Class Cert Granted|in Yahoo Privacy Case

     SAN JOSE, Calif. (CN) – A federal judge granted class certification in a case alleging Yahoo scans emails sent by nonsubscribers for financial gain – but more narrowly than the plaintiffs would have liked.
     Four people who do not use Yahoo but have sent emails to Yahoo subscribers since October 2011 filed suit last year, claiming that the company violates federal and state wiretapping laws – and privacy rights – by scanning their emails to better target advertising at its own subscribers.
     After Yahoo countered that its terms of service and privacy policy are crystal clear – it scans, analyzes and collects emails and its subscribers are responsible for warning nonsubscribers they communicate with – U.S. District Judge Lucy Koh whittled the now-consolidated class action down to a single alleged violation of the federal Stored Communications Act and a claim under the California Invasion of Privacy Act.
     The plaintiffs in the case sought nationwide class certification on the two remaining actions earlier this year.
     Koh granted class certification on the federal claim on Tuesday, finding the plaintiffs met the numerosity and commonality requirements of injury from Yahoo’s alleged sharing of stored data with third parties in violation of the federal law.
     But although the plaintiffs had also lobbied for nationwide class certification for their California privacy claim, Koh found that “material differences” in the privacy laws of the other 49 states prevented her from granting the plaintiffs’ request.
     “The court finds that other states’ interests would be most impaired by applying California law to non-Californian class members,” Koh wrote.

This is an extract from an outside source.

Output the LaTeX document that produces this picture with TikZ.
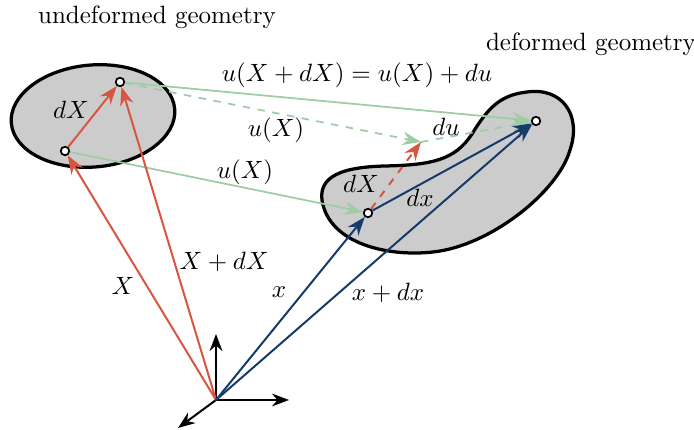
\documentclass[tikz,border=0pt]{standalone}
\usepackage{amsmath}
\usetikzlibrary{
  arrows.meta,
  positioning,
  calc
}
\definecolor{RefRed}{RGB}{216,86,64}
\definecolor{CurBlue}{RGB}{22,58,105}
\definecolor{DispGreen}{RGB}{158,204,164}
\definecolor{BodyGray}{RGB}{204,204,204}
\tikzset{
  body/.style={draw=black,line width=1.3pt,fill=BodyGray},
  matpt/.style={circle,draw=black,fill=white,line width=0.7pt,inner sep=0pt,minimum size=3.4pt},
  refvec/.style={-{Stealth[length=2.6mm,width=1.9mm]},line width=0.8pt,draw=RefRed},
  curvec/.style={-{Stealth[length=2.6mm,width=1.9mm]},line width=0.8pt,draw=CurBlue},
  dispvec/.style={-{Stealth[length=2.6mm,width=1.9mm]},line width=0.7pt,draw=DispGreen},
  axisvec/.style={-{Stealth[length=2.4mm,width=1.8mm]},line width=0.8pt,draw=black},
  lbl/.style={font=\normalsize,inner sep=1pt}
}

\begin{document}
\begin{tikzpicture}[x=0.4pt,y=-0.4pt]
\useasboundingbox (0,0) rectangle (694,430);

% bodies
\draw[body] (93,116) ellipse [x radius=32.8pt, y radius=20.4pt, rotate=5];
\draw[body] (527,92) .. controls (562,87) and (582,115) .. (570,150)
  .. controls (558,192) and (490,246) .. (433,252)
  .. controls (388,257) and (333,244) .. (323,205)
  .. controls (315,175) and (345,167) .. (385,166)
  .. controls (432,165) and (455,160) .. (472,134)
  .. controls (488,108) and (500,95) .. (527,92) -- cycle;

% material points
\node[matpt] (P1) at (65,151) {};
\node[matpt] (P2) at (120,82) {};
\node[matpt] (Q1) at (368,213) {};
\node[matpt] (Q2) at (536,121) {};
\coordinate (R) at (421,142);

% axes
\coordinate (O) at (216,400);
\coordinate (ey) at (216,334);
\coordinate (ex) at (289,400);
\coordinate (ez) at (178,428);
\draw[axisvec] (O) -- (ey);
\draw[axisvec] (O) -- (ex);
\draw[axisvec] (O) -- (ez);

% displacements
\draw[dispvec] (P1) -- (Q1);
\draw[dispvec] (P2) -- (Q2);
\draw[dispvec,dashed] (P2) -- (R);
\draw[dispvec,dashed] (R) -- (Q2);

% position vectors
\draw[refvec] (O) -- (P1);
\draw[refvec] (O) -- (P2);
\draw[refvec] (P1) -- (P2);
\draw[refvec,dashed] (Q1) -- (R);
\draw[curvec] (O) -- (Q1);
\draw[curvec] (O) -- (Q2);
\draw[curvec] (Q1) -- (Q2);

% labels
\node[lbl] (undef) at (157,17) {undeformed geometry};
\node[lbl] (def) at (591,44) {deformed geometry};
\node[lbl] (uXdX) at (357,75) {$u(X+dX)=u(X)+du$};
\node[lbl] (uXa) at (276,130) {$u(X)$};
\node[lbl] (du) at (446,127) {$du$};
\node[lbl] (uXb) at (245,172) {$u(X)$};
\node[lbl] (dXa) at (71,110) {$dX$};
\node[lbl] (dXb) at (361,184) {$dX$};
\node[lbl] (dx) at (420,198) {$dx$};
\node[lbl] (X) at (123,286) {$X$};
\node[lbl] (XdX) at (224,262) {$X+dX$};
\node[lbl] (x) at (279,292) {$x$};
\node[lbl] (xdx) at (388,293) {$x+dx$};
\end{tikzpicture}
\end{document}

     “The home states of non-California class members have a significant interest in applying their own wiretapping laws to their residents. The 50 states’ variations in degrees of protection, requirements for consent, and available remedies reflect the states’ ‘valid interest in shielding out-of-state businesses from what the state may consider to be excessive litigation,’ because ‘in our federal system, states may permissibly differ on the extent to which they will tolerate a degree of lessened protection for consumers to create a more favorable business climate for the companies that the state seeks to attract to do business in the state,'” Koh wrote, citing the 9th Circuit’s 2012 decision in Mazza v. American Honda Motor Co.
     “The individual states also have valid interests in balancing the privacy interests of their residents with free speech considerations,” she continued, “and the court may not second-guess the decisions of other states that choose to strike a different balance in deciding how to best protect the privacy of their residents while balancing the desire to attract businesses that provide valuable services to their residents.”
     Koh designated the nationwide class on the Stored Communications Act claim as all U.S. residents who are not Yahoo subscribers but have sent an email to a Yahoo subscriber from Oct. 2, 2011, or will do so in the future.
     On the CIPA claim, Koh designated an identical sub-class, but of California residents only.